- **Problem to work on**
Count the lines containing "that". Give the number alone.

- **Supplied information**
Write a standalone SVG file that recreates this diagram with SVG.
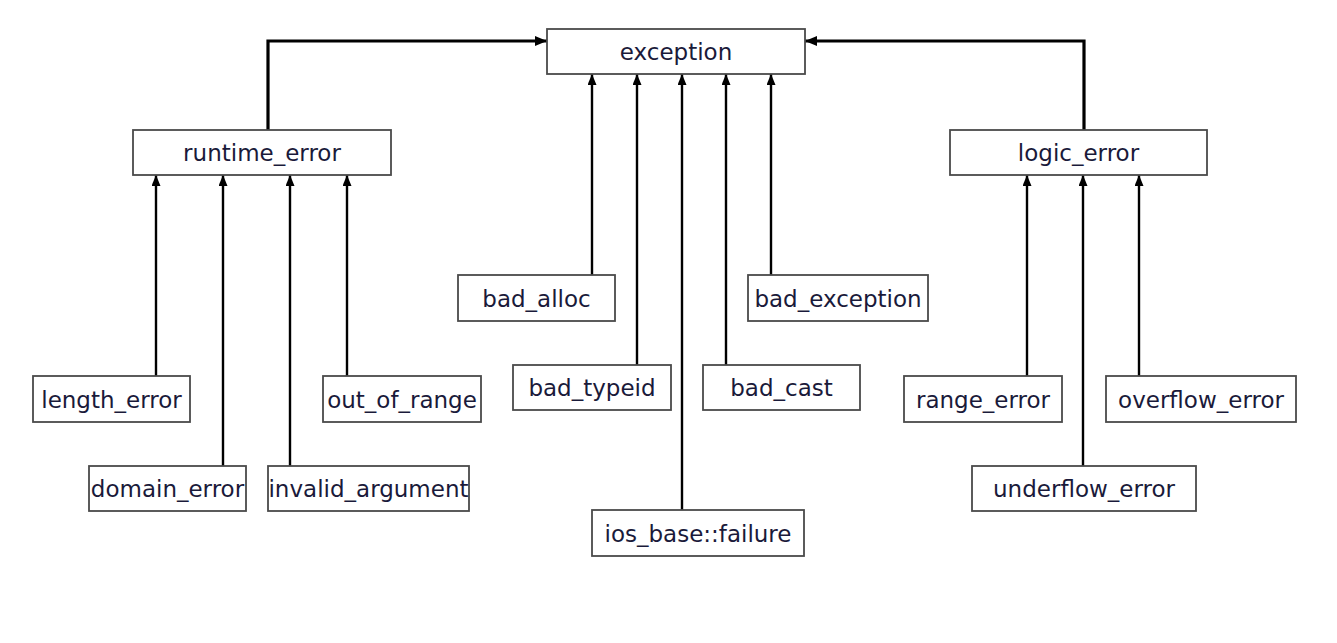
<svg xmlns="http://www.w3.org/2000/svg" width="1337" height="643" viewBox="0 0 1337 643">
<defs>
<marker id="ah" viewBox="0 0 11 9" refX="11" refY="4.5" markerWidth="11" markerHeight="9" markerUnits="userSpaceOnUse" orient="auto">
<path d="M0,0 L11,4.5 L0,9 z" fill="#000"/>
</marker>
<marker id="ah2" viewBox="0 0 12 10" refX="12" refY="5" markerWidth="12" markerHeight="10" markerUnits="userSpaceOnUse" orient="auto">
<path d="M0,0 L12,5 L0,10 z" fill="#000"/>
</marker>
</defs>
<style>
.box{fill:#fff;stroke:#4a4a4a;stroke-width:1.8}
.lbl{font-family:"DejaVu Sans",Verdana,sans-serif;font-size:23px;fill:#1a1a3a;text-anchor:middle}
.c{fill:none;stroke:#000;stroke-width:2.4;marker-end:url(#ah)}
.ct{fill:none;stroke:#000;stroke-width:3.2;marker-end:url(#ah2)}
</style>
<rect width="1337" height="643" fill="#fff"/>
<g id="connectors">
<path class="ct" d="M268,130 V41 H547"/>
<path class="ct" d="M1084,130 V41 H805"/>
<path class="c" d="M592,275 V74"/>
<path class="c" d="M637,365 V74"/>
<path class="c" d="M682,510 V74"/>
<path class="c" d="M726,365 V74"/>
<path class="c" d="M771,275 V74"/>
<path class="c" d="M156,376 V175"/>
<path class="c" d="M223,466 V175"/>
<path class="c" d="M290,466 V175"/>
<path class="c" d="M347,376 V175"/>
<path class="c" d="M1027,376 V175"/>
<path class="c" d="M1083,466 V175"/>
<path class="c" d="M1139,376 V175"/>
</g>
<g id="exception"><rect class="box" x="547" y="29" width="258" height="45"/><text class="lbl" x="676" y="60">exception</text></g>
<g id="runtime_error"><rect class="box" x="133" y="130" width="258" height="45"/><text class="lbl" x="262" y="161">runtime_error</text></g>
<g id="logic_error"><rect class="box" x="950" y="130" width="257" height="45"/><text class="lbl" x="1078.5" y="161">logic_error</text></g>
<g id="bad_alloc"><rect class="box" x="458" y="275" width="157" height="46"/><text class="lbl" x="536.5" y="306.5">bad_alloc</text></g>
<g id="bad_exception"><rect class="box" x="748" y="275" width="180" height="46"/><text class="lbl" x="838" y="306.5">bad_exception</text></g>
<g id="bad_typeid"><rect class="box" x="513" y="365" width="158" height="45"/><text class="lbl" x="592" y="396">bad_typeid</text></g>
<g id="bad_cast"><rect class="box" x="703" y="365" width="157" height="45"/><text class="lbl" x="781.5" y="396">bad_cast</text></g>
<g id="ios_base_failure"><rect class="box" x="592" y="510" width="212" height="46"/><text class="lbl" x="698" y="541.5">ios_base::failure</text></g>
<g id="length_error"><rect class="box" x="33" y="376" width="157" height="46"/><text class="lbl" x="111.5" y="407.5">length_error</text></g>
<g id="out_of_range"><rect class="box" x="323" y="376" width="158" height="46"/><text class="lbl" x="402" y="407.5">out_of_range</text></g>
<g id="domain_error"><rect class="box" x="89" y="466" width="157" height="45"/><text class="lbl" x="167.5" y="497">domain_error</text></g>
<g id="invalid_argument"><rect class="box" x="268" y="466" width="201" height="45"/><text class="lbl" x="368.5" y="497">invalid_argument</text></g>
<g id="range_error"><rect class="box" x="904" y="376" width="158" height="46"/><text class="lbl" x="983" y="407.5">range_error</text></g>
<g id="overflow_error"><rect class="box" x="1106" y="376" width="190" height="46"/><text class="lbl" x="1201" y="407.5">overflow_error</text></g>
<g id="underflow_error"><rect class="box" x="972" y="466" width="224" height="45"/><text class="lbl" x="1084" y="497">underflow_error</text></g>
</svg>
---
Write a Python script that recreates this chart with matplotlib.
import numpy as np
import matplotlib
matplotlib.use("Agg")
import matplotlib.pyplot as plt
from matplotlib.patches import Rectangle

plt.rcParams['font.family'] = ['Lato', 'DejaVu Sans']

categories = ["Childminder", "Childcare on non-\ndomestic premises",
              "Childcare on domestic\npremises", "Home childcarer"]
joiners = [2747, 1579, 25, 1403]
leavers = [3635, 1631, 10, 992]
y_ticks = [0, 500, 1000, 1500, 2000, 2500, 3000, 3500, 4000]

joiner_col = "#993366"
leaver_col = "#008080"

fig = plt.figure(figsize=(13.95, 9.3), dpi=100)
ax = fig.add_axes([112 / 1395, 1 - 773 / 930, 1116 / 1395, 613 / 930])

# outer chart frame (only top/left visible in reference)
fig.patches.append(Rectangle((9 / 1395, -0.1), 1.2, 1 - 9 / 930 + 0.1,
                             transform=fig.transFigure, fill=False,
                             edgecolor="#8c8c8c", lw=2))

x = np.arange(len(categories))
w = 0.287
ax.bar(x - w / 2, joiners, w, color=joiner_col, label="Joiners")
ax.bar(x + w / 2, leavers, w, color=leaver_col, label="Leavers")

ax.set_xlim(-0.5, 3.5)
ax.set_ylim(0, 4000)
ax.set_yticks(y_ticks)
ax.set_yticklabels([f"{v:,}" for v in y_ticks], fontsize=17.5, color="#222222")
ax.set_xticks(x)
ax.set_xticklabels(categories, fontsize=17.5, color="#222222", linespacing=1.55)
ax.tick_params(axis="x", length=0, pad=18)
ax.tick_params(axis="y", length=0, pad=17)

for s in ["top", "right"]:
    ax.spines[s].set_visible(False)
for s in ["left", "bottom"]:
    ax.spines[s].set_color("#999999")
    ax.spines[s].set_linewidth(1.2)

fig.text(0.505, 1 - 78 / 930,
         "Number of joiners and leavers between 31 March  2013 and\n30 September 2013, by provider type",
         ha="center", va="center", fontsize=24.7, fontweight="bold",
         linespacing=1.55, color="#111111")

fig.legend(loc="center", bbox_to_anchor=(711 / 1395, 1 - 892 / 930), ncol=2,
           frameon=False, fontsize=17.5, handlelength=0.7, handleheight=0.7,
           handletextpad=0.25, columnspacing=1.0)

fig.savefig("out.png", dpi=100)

- **Written reply**
2